MIT Thinkers Weigh in on the Most Important Advances About to Change the World
Think helper robots anyone can afford. Or garden and household waste that powers your home, personalized digital fabrication, and well, not living forever, but for a lot longer, thanks to tissue-regeneration technology and other disease prevention advances.
MIT has polled a group of top researchers about the most important economy-boosting, life-changing technologies and advances they predict are awaiting around the corner—and the items mentioned above are just a sampling of the future they foresee.
Sure, it’s shameless PR from the MIT folks, but it’s still interesting. Here is the list from a baker’s dozen academic visionaries (three of them Xconomists, with capsule descriptions of their ideas—not all of which are actually about technology, with one (transcending technology) even being about its limitations. More complete write-ups of each of these visions can be found here.
Bioengineering—Phillip Sharp, Institute Professor, Xconomist
Merging engineering and biology, which will ultimately yield better medicines, agriculture and materials. See more here as well.
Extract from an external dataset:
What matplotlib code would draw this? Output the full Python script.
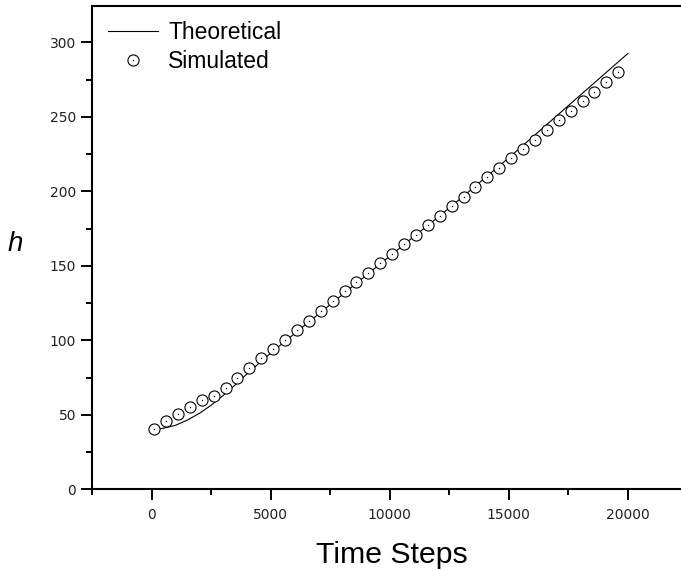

Biosolar cells—Shuguang Zhang, associate director, Center for Biomedical Engineering
Low-cost, nanoscale solar cells.
Digital Fabrication—Neil Gershenfeld, director, Center for Bits and Atoms
The digitization of fabrication, the consequence of which will be personalization—allowing anyone to make almost anything anywhere.
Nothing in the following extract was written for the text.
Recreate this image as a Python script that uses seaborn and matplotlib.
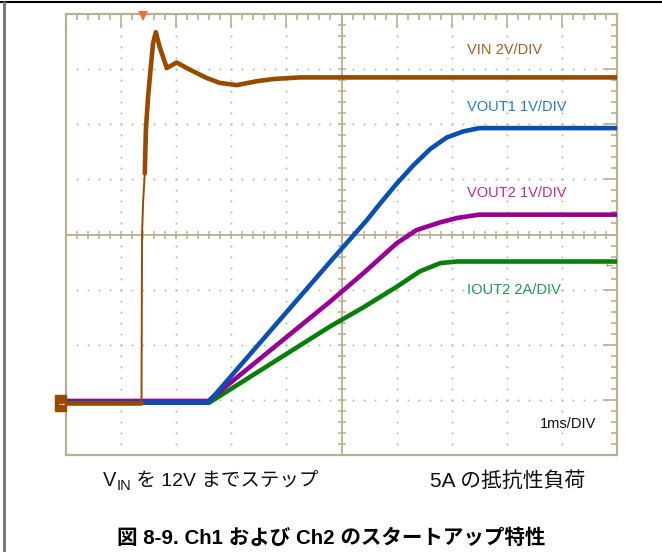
import numpy as np
import pandas as pd
import matplotlib.pyplot as plt
import seaborn as sns
from matplotlib.patches import Rectangle
from matplotlib.lines import Line2D

# ── scope traces, read in screen divisions (x: 1ms/div over 10 div, y: 8 div) ──
vin_t = [0, 1.37, 1.38, 1.40, 1.43, 1.45, 1.49, 1.54, 1.58, 1.63, 1.70, 1.83,
         2.01, 2.19, 2.55, 2.79, 3.10, 3.46, 3.76, 4.25, 10]
vin_v = [0.95, 0.95, 4.0, 4.6, 5.11, 5.90, 6.50, 7.05, 7.47, 7.67, 7.40, 7.02,
         7.12, 7.02, 6.84, 6.75, 6.71, 6.78, 6.82, 6.85, 6.85]

vout1_t = [0, 2.58, 4.79, 5.46, 5.70, 6.00, 6.30, 6.61, 6.91, 7.21, 7.50, 10]
vout1_v = [0.95, 0.95, 3.50, 4.26, 4.56, 4.92, 5.25, 5.55, 5.76, 5.87, 5.93, 5.93]

vout2_t = [0, 2.58, 4.79, 5.40, 6.00, 6.36, 6.79, 7.10, 7.50, 10]
vout2_v = [0.98, 0.98, 2.78, 3.30, 3.84, 4.08, 4.22, 4.30, 4.36, 4.36]

iout2_t = [0, 2.60, 4.79, 5.40, 6.00, 6.42, 6.79, 7.09, 10]
iout2_v = [0.95, 0.95, 2.33, 2.68, 3.05, 3.33, 3.48, 3.51, 3.51]

labels = ['VIN 2V/DIV', 'VOUT1 1V/DIV', 'VOUT2 1V/DIV', 'IOUT2 2A/DIV']
label_y = [7.34, 6.32, 4.75, 2.99]
trace_colors = ['#9a4a00', '#0a50b2', '#980098', '#07800a']
label_colors = ['#ab5a22', '#1f7fcf', '#c0289c', '#1e9a5a']

grid_col = '#b8b08e'

sns.set_style('white')
plt.rcParams['font.family'] = ['Liberation Sans', 'Noto Sans CJK JP']

W, H = 662, 552
fig = plt.figure(figsize=(W / 100, H / 100), dpi=100)
ax = fig.add_axes([66 / W, (H - 455) / H, 551 / W, 441 / H])
ax.set_xlim(0, 10)
ax.set_ylim(0, 8)

# dotted graticule
dx, dy = [], []
for gx in [1, 2, 3, 4, 6, 7, 8, 9]:
    for yy in np.arange(0.2, 8, 0.2):
        dx.append(gx); dy.append(yy)
for gy in [1, 2, 3, 5, 6, 7]:
    for xx in np.arange(0.2, 10, 0.2):
        dx.append(xx); dy.append(gy)
ax.plot(dx, dy, ls='none', marker='s', ms=1.2, mew=0, color=grid_col, zorder=1)

# centre cross with ticks
ax.axhline(4, color=grid_col, lw=1.3, zorder=1)
ax.axvline(5, color=grid_col, lw=1.3, zorder=1)
tx = np.arange(0.2, 10, 0.2)
ty = np.arange(0.2, 8, 0.2)
ax.plot(tx, np.full_like(tx, 4), ls='none', marker='|', ms=6, mew=1.1, color=grid_col, zorder=1)
ax.plot(np.full_like(ty, 5), ty, ls='none', marker='_', ms=6, mew=1.1, color=grid_col, zorder=1)

# traces
sns.lineplot(x=iout2_t, y=iout2_v, ax=ax, color=trace_colors[3], lw=3.3, sort=False, estimator=None, zorder=3)
sns.lineplot(x=vout2_t, y=vout2_v, ax=ax, color=trace_colors[2], lw=3.3, sort=False, estimator=None, zorder=4)
sns.lineplot(x=vout1_t, y=vout1_v, ax=ax, color=trace_colors[1], lw=3.3, sort=False, estimator=None, zorder=5)
sns.lineplot(x=vin_t[:2], y=vin_v[:2], ax=ax, color=trace_colors[0], lw=3.3, sort=False, estimator=None, zorder=6)
sns.lineplot(x=vin_t[1:5], y=vin_v[1:5], ax=ax, color=trace_colors[0], lw=1.4, sort=False, estimator=None, zorder=6)
sns.lineplot(x=vin_t[4:], y=vin_v[4:], ax=ax, color=trace_colors[0], lw=3.3, sort=False, estimator=None, zorder=6)

for lab, yy, c in zip(labels, label_y, label_colors):
    ax.text(7.28, yy, lab, color=c, fontsize=10.5, ha='left', va='center')
ax.text(9.63, 0.56, '1ms/DIV', color='#111111', fontsize=10.5, ha='right', va='center')

# markers: trigger position, ground reference, trigger level
ax.plot(1.40, 7.96, marker='v', ms=7, color='#ff6a3a', mew=0, clip_on=False, zorder=7)
ax.add_patch(Rectangle((-0.2, 0.80), 0.2, 0.29, color='#9a4a00', clip_on=False, zorder=7))
ax.text(-0.1, 0.945, '→', color='white', fontsize=7, fontweight='bold', ha='center', va='center', zorder=8)
ax.text(9.86, 3.47, '←', color='#c05a20', fontsize=8, ha='center', va='center', zorder=8)

# border
ax.set_xticks(np.arange(0, 10.01, 1))
ax.set_yticks(np.arange(0, 8.01, 1))
ax.set_xticks(np.arange(0, 10.01, 0.2), minor=True)
ax.set_yticks(np.arange(0, 8.01, 0.2), minor=True)
ax.tick_params(which='both', direction='in', top=True, right=True, color=grid_col,
               width=1.2, labelbottom=False, labelleft=False)
ax.tick_params(which='major', length=10)
ax.tick_params(which='minor', length=4.5)
for s in ax.spines.values():
    s.set_color(grid_col)
    s.set_linewidth(1.6)
ax.set_xlabel('')
ax.set_ylabel('')

# page frame
fig.add_artist(Line2D([0, 1], [1 - 2 / H, 1 - 2 / H], color='black', lw=1.5))
fig.add_artist(Line2D([3.5 / W, 3.5 / W], [0, 1 - 2 / H], color='#707070', lw=2))

# captions: V_IN built from pieces so the Japanese text keeps its CJK font
cap_y = 1 - 481 / H
renderer = fig.canvas.get_renderer()
t1 = fig.text(103 / W, cap_y, 'V', fontsize=14.5, ha='left', va='center', color='#111111')
x1 = t1.get_window_extent(renderer).x1
t2 = fig.text(x1 / W, cap_y - 5 / H, 'IN', fontsize=10.5, ha='left', va='center', color='#111111')
x2 = t2.get_window_extent(renderer).x1
fig.text(x2 / W, cap_y, ' を 12V までステップ', fontsize=14, ha='left', va='center', color='#111111')

fig.text(508 / W, cap_y, '5A の抵抗性負荷', fontsize=15, ha='center', va='center', color='#111111')
fig.text(331 / W, 1 - 538 / H, '図 8-9. Ch1 および Ch2 のスタートアップ特性', fontsize=14.8,
         fontweight='bold', ha='center', va='center', color='black')

fig.savefig('out.png', dpi=100)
Education—Eric Klopfer, Professor of Science Education and Educational Technology
As we begin to realize that strict standards-based education has squeezed out much of what makes the U.S. education system unique, new solutions…that emphasize creativity and innovation, qualities that have become the envy of the rest of the world, will be required.
Electrochemical energy—Paula Hammond, Professor of Chemical Engineering
The reduction and oxidation of materials to either generate energy or to store it.
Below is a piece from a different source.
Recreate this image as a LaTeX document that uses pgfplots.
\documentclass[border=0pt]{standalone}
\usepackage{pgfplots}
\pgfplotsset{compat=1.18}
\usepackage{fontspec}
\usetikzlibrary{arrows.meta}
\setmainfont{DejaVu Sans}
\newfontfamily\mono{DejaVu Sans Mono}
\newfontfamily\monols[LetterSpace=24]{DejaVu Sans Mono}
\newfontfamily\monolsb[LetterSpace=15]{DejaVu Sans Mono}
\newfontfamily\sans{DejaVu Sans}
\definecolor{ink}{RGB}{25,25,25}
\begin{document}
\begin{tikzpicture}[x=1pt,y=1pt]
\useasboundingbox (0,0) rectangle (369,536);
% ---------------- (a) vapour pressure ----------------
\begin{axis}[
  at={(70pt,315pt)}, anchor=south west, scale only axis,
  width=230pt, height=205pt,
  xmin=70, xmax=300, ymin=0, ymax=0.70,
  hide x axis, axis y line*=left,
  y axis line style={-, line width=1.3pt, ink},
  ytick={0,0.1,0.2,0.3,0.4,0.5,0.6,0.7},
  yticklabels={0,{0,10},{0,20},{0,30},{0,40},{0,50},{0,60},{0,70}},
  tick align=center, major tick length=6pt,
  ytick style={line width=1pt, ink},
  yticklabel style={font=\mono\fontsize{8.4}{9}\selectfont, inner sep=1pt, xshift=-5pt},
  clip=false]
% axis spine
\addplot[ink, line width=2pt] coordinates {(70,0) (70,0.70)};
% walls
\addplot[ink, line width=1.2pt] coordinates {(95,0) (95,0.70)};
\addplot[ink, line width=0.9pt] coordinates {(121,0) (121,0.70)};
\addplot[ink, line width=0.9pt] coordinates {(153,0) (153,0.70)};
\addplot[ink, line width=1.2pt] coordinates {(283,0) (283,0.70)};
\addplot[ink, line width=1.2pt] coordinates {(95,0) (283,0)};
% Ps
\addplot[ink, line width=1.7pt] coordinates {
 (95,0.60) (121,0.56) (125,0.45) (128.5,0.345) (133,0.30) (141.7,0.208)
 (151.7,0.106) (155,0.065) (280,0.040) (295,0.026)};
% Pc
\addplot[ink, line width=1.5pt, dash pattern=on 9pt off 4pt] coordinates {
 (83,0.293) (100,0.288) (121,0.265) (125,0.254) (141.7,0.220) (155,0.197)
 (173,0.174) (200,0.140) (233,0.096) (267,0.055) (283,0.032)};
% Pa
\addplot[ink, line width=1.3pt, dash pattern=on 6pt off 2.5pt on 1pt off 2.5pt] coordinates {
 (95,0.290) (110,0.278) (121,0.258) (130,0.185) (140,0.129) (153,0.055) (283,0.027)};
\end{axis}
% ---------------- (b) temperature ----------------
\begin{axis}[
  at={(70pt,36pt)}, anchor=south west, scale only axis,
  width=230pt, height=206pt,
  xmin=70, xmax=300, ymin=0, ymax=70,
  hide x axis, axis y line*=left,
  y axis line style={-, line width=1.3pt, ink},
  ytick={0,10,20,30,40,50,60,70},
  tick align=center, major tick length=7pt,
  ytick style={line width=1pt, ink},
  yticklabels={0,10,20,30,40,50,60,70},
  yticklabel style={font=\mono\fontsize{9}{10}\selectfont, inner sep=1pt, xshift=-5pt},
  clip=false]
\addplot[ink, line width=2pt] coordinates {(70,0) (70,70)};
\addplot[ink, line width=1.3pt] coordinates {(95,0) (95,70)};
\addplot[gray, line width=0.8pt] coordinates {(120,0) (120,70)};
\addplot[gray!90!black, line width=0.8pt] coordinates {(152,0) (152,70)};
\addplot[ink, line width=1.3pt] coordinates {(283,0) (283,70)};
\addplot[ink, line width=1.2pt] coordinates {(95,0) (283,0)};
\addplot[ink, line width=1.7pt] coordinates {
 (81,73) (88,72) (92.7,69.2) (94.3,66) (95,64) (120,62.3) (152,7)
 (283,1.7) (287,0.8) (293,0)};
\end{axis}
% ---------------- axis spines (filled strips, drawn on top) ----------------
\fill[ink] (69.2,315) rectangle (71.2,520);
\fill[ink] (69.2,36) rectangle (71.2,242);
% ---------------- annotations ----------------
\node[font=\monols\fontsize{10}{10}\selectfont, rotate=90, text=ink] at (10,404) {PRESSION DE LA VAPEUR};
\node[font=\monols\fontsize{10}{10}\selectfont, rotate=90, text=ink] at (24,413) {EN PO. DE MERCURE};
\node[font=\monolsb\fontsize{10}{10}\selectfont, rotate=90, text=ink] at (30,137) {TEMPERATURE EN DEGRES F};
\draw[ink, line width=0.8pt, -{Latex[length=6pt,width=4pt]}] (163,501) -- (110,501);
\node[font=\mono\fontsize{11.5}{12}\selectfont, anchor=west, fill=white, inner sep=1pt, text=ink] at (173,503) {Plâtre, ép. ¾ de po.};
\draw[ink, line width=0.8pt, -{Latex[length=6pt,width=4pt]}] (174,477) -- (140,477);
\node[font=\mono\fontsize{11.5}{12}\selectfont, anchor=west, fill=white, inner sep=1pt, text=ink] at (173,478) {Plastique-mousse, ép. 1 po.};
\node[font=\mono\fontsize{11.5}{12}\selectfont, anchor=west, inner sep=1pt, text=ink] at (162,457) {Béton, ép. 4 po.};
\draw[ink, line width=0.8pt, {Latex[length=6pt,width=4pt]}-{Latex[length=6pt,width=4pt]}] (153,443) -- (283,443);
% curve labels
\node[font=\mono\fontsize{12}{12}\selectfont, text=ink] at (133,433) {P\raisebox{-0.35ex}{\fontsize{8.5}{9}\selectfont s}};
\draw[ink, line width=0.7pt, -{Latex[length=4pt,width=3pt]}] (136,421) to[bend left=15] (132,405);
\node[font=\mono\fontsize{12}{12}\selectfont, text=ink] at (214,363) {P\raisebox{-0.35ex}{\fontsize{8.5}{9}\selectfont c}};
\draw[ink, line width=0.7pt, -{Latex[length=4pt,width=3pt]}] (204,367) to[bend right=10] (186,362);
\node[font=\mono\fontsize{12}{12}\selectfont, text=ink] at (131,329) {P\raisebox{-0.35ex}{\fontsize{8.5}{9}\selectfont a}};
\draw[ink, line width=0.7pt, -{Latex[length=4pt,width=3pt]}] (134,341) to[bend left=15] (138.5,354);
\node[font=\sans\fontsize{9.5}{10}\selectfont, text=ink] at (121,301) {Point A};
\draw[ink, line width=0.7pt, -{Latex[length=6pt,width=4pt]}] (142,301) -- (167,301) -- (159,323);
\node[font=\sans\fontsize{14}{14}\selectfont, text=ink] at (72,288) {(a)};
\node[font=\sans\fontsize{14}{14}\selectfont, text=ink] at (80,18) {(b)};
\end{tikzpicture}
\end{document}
Embedded Electronics—Michael Strano, Associate Professor of Chemical Engineering
Embedding low-cost electronics into almost every object that we encounter on a day-to-day basis.
Fusion—Leslie Bromberg, Principal Research Engineer, Plasma Science and Fusion Center
Using plasma to convert waste to fuel (imagine using garden and household waste to make energy).
Life extension—Mehmet Faith Yanik, Assistant Professor of Electrical Engineering
Significant extension of the human lifespan by disease-preventative and tissue-regenerative technologies.
Managing autism—Rosalind Picard, Professor of Media Arts and Sciences
Building new technologies to enable people diagnosed with autism—now 1 in 150 American children—to be able to communicate better and have better independent and interdependent living skills.
Problem solving—Ed Boyden, Benesse Career Development Professor, Assistant Professor, MIT Media Lab & Dept. of Biological Engineering
We need to use our knowledge of the mind to engineer better information-handling tools and software, for visualizing, understanding and figuring out how to fix problems. We need to understand data and deal with problems at a higher level: Information, by itself, is not enough.
Robotics—Rod Brooks, Professor of Robotics, Xconomist
Robots that are practical and affordable.
Sustainable cities—William J. Mitchell. Professor of Architecture and Media Arts and Sciences
Rebuilding our cities in “smart” sustainable form, with ubiquitous networking that will allow cities to respond like intelligent organisms to dynamic changes in the needs of their inhabitants.
Transcending technology—Rebecca Henderson, Professor, MIT Sloan School of Management, Xconomist
I think what we have here is a social and political problem, not a technological problem. I don’t mean to call into question the technological enterprise or suggest that we at MIT don’t have an extremely important role to play. But without the political and social will to value externalities—most obviously carbon but more generally environmental.